Back to my user table example: the password column has always the same length (32 characters), the CHAR type is therefore the optimal solution. The characters are always ASCII – so the ideal character set for this column is ASCII and not UTF8, you gain performance and also save bytes for each entry. Simular argument for the column with the country code.
UTF8 should be used for the fields E-Mail, (real) name and user-name. Even if the user-name uses exclusively with characters from the Latin-1 character space, a different encoding could cause (for example when printing out the username on the site). Since all these columns can have very variable value lengths, they should all be defined as VARCHAR:


CREATE TABLE user (
  id INTEGER NOT NULL PRIMARY KEY AUTO_INCREMENT,
  password CHAR(32) CHARSET ascii,
  name VARCHAR(50) CHARSET utf8,
  username VARCHAR(20) CHARSET utf8,
  email VARCHAR(255) CHARSET utf8,
  country CHAR(2) CHARSET ascii,
  UNIQUE KEY (username)
);

The UNIQUE KEY on the “username” field requires a unique user name, but what does unique mean in this case? Does it make a difference whether I am the user “axel”, “Axel” or “AXEL”?
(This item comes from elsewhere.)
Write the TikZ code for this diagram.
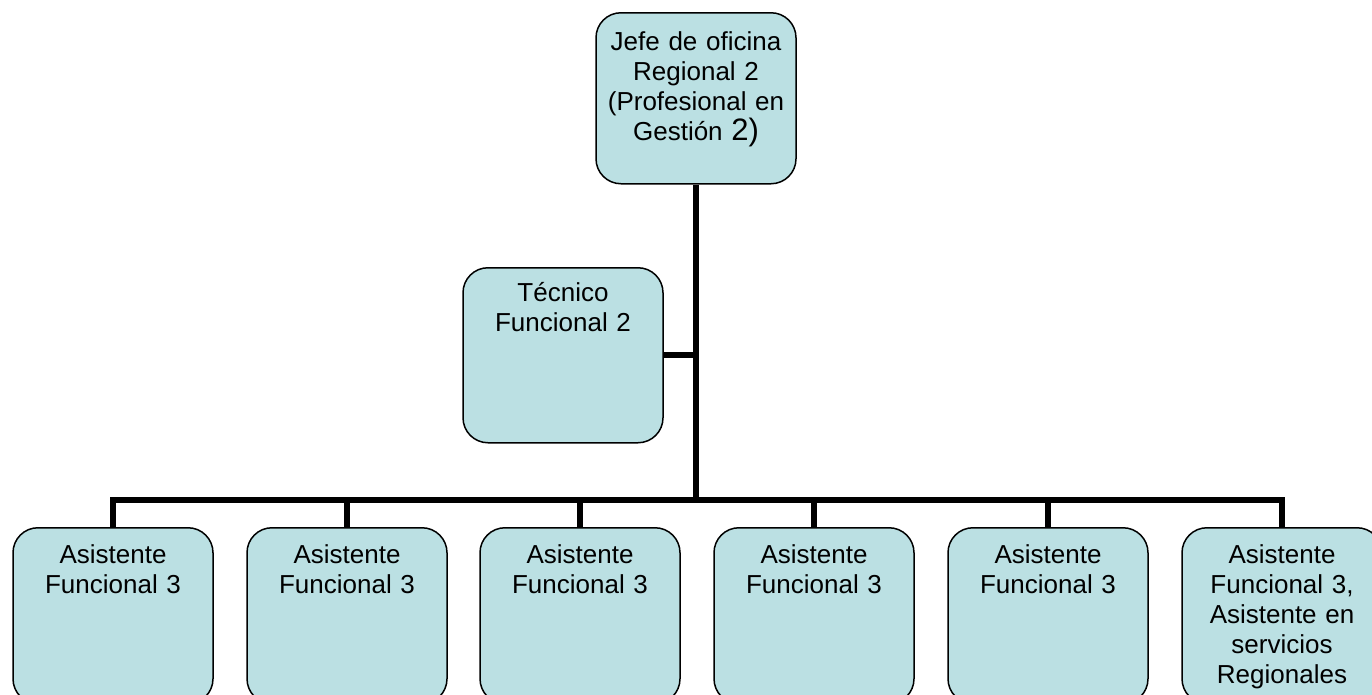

Let’s assume the the username should be case-sensitive, and Axel could be another user than axel (in case of a username this could cause a lot of login errors, but this is a question of UI/UX), To achieve this, you have to use the COLLATE:


[...]
  username VARCHAR(20) CHARSET utf8 COLLATE utf8_bin,
[...]

COLLATE definitions, which ends with bin or cs are case-sensitive. Like this usernames like “axel”, “Axel” or “AXEL” could be inserted into the table, without an error (#1062 - Duplicate entry 'Axel' for key 'username' The column "name" had also the character set UTF8, keeps the default sort order (utf8_general_ci), which is correct for many comparisons - but not for all. An example: All German users should be displayed in alphabetical order:


SELECT name FROM user WHERE lang='DE' ORDER BY name;


+-------------+
| name        |
+-------------+
| Aachen      |
| Aechten     |
| Affe        |
| Ärger       |
| Äußern      |
| Axel Michel |
+-------------+

As you might see, the sorting does not correspond to the German sorting rules. The letter Ä stands for AE, and not for A. Here, too, the sorting sequence can help:


SELECT name FROM user 
  WHERE lang='DE' 
  ORDER BY 
   CAST(name AS CHAR CHARACTER SET latin1) 
   COLLATE latin1_german2_ci;


+-------------+
| name        |
+-------------+
| Aachen      |
| Aechten     |
| Ärger       |
| Äußern      |
| Affe        |
| Axel Michel |
+-------------+

Now the result is sorted correctly (in the sense of the German alphabet). The character set for sorting had been changed to latin1, and then the corresponding sorting sequence is selected. To sum this up – character sets and sorting sequence are not rigid, “invariable” properties of a database. They are highly dependent on the content and type of the respective table columns and – as shown in the last example – even of what you want to do with the data.